The court is increasingly upholding government support for religion that is neutral in theory, even if it favors the majority religion in practice. Yet we hope that the other justices will join Kagan and safeguard the principle of religious equality. Today, it is essential to voice the ideal of free and equal citizenship for all Americans — if only in another dissent written for a future when historical conditions again permit an egalitarian establishment clause.
In that previous case, the town of Greece, in Upstate New York, opened its legislative sessions with a prayer that was invariably offered by Christian clergy and that was predominantly Christian in content. The court upheld the practice anyway, because the prayers were open to all, in theory. The town had an (unpublished) policy that anyone could offer an invocation. Though the prayers were sectarian — referencing specifically Christian beliefs — they were excused by the town’s formally neutral policy, according to the Roberts court. Kagan dissented in an opinion joined by Justices Ruth Bader Ginsburg, Stephen G. Breyer and Sonia Sotomayor. That the prayers were exclusively Christian in practice violated the principle of civic equality, she noted.

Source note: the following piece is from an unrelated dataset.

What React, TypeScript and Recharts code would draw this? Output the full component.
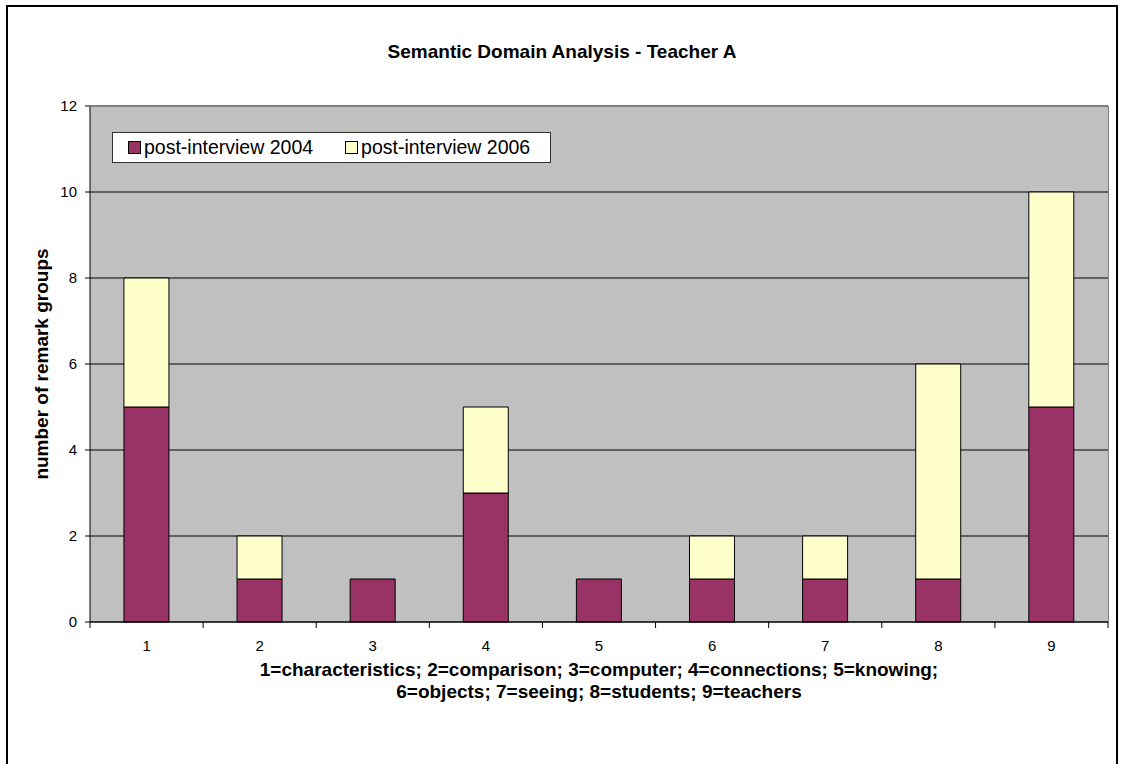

Kagan explained that Americans do not stand before their government as adherents to one religion or another but as citizens. People in this country “participate in the business of government not as Christians, Jews, Muslims (and more), but only as Americans — none of them different from any other for that civic purpose.” According to the “First Amendment’s promise,” she said, “every citizen, irrespective of her religion, owns an equal share in her government.” When a majority religion is promoted through official speech or action, by contrast, the legal relationship between citizens and their democracy is transformed. We would add that government religiosity not only divides citizens but also stratifies them, relegating minority adherents to a subordinate status.

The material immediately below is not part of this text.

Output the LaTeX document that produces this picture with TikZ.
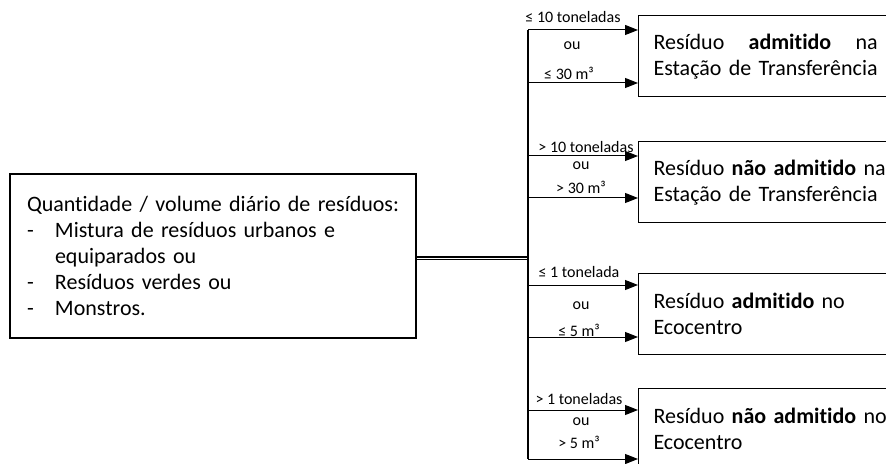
\documentclass[tikz,border=0pt]{standalone}
\usepackage{fontspec}
\setmainfont{Carlito}[Ligatures=NoCommon]
\usepackage{calc}
\usetikzlibrary{arrows.meta}
\newcommand{\arw}{-{Triangle[length=6.5pt,width=5pt]}}
\newcommand{\dashitem}{\makebox[14pt][l]{-}}

\begin{document}
\begin{tikzpicture}[x=.5pt,y=-.5pt,
  resbox/.style={draw,line width=.5pt,anchor=west,minimum width=133pt,minimum height=40.5pt,
    text width=118pt,inner xsep=7.5pt,align=left,font=\fontsize{11}{13}\selectfont},
  lbl/.style={font=\fontsize{8}{9}\selectfont,inner sep=0pt}]
\clip (0,0) rectangle (886,464);
%origem
\node[draw,line width=1pt,minimum height=82pt,text width=186pt,inner xsep=8.5pt,align=left,
  font=\fontsize{11}{13}\selectfont] (src) at (213,256)
  {\mbox{Quantidade / volume di\'ario de res\'iduos:}\\
   \dashitem Mistura de res\'iduos urbanos e\\
   \hspace*{14pt}equiparados ou\\
   \dashitem Res\'iduos verdes ou\\
   \dashitem Monstros.};
%destinos
\node[resbox] (admET) at (638,56.5)
  {\makebox[\widthof{Estação de Transferência}]{Resíduo\hfill\textbf{admitido}\hfill na}\\Estação de Transferência};
\node[resbox] (nadmET) at (638,182.5) {Resíduo \textbf{não admitido} na\\Estação de Transferência};
\node[resbox] (admEco) at (638,313.5) {Resíduo \textbf{admitido} no\\Ecocentro};
\node[resbox] (nadmEco) at (638,428.5) {Resíduo \textbf{não admitido} no\\Ecocentro};
%ligacoes
\coordinate (hub) at (528,258);
\coordinate (t1) at (528,30);
\coordinate (t2) at (528,83);
\coordinate (t3) at (528,156);
\coordinate (t4) at (528,198);
\coordinate (t5) at (528,285);
\coordinate (t6) at (528,337);
\coordinate (t7) at (528,410);
\coordinate (t8) at (528,459);
\draw[double,line width=.6pt,double distance=.5pt] (src.east |- hub) -- (hub);
\draw[line width=.75pt] (t1) -- (t8);
\foreach \a/\b in {t1/admET,t2/admET,t3/nadmET,t4/nadmET,t5/admEco,t6/admEco,t7/nadmEco,t8/nadmEco}
  \draw[line width=.5pt,\arw] (\a) -- (\a -| \b.west);
%limites
\node[lbl] (l1a) at (573,17) {≤ 10 toneladas};
\node[lbl] (l1b) at (572,46) {ou};
\node[lbl] (l1c) at (569,73) {≤ 30 m³};
\node[lbl] (l2a) at (586,147) {> 10 toneladas};
\node[lbl] (l2b) at (581,166) {ou};
\node[lbl] (l2c) at (581,187) {> 30 m³};
\node[lbl] (l3a) at (579,272) {≤ 1 tonelada};
\node[lbl] (l3b) at (581,306) {ou};
\node[lbl] (l3c) at (579,330) {≤ 5 m³};
\node[lbl] (l4a) at (579,399) {> 1 toneladas};
\node[lbl] (l4b) at (581,422) {ou};
\node[lbl] (l4c) at (579,442) {> 5 m³};
\end{tikzpicture}
\end{document}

Kagan asked us to imagine a Muslim citizen who comes before the town legislature to express a policy perspective or request a permit. Just before she does so, a minister deputized by the town offers a prayer “in the name of God’s only son, Jesus Christ” (words uttered in one actual invocation). That citizen will reasonably conclude that the town’s governance is intertwined with Christianity and that she is excluded. “At the least,” Kagan explained, “she becomes a different kind of citizen, one who will not join in the religious practice that the Town Board has chosen as reflecting its own and the community’s most cherished beliefs. And she thus stands at a remove, based solely on religion, from her fellow citizens and her elected representatives.”
Though technically the cross belongs to a larger park that includes secular war memorials, in practice the Bladensburg cross is singular, standing alone in the middle of a busy intersection, whereas the other monuments cannot easily be seen by passing motorists. And it dwarfs any surrounding symbols in sheer size. Jews or Muslims who drive by the monumental cross at the center of town will reasonably conclude that Bladensburg has a special relationship with its Christian citizens, one from which they are excluded.
The Latin cross is sectarian, just as the legislative prayers were: It is the central symbol of a particular religion and not others. While the government argues that the cross is serving the secular purpose of honoring veterans of Prince George’s County, in fact the cross carries “deep meaning, subscribed to by many, denied by some,” as Kagan put the point in the prayer case. It therefore differs from ecumenical references to God that solemnize government documents and ceremonies, such as the phrase “under God” in the Pledge of Allegiance or the national motto “In God we trust.”
Saying that the cross is merely ceremonial, and downplaying or even denying its religious significance, must be offensive to many Christians. What Kagan said of prayer in the name of Jesus Christ is true of the Latin cross as well: If it “ever become[s] mere ceremony, this country will be a fundamentally different — and, I think, poorer — place to live.”
It cannot be said that the cross is not a big deal — because of its age, or because it commemorates fallen soldiers, or because it was erected by a private organization. As the dissenters wrote of the legislative prayer in Town of Greece v. Galloway, it “is a big deal, to Christians and non-Christians alike,” and consequently it carries the power to differentiate and denigrate citizens. Like those justices, we would acknowledge the depth and diversity of Americans’ religious commitments “along with the challenge they can pose to the project — the distinctively American project — of creating one from the many, and governing all as united.”
Before the Roberts court, that project of religious neutrality was more widely shared, if not universal. For example, the Rehnquist court struck down a town’s holiday display that featured a Christian creche. It adopted the approach of Justice Sandra Day O’Connor, a Republican appointee, and it affirmed that the establishment clause, “at the very least, prohibits government from appearing to take a position on questions of religious belief or from making adherence to a religion relevant in any way to a person’s standing in the political community.”
We hope that on Wednesday the justices once more will voice their commitment to free and equal citizenship for all Americans. Ideally, the majority would embrace Kagan’s view — and O’Connor’s. But given the composition of the court, the principle of religious equality may well remain a dissenting position. It is necessary to preserve that commitment nonetheless, not only for a future time when judicial circumstances are different but also to guide Americans outside the courts who are reflecting on what they owe one another, engaged as they are in the cooperative project of democracy.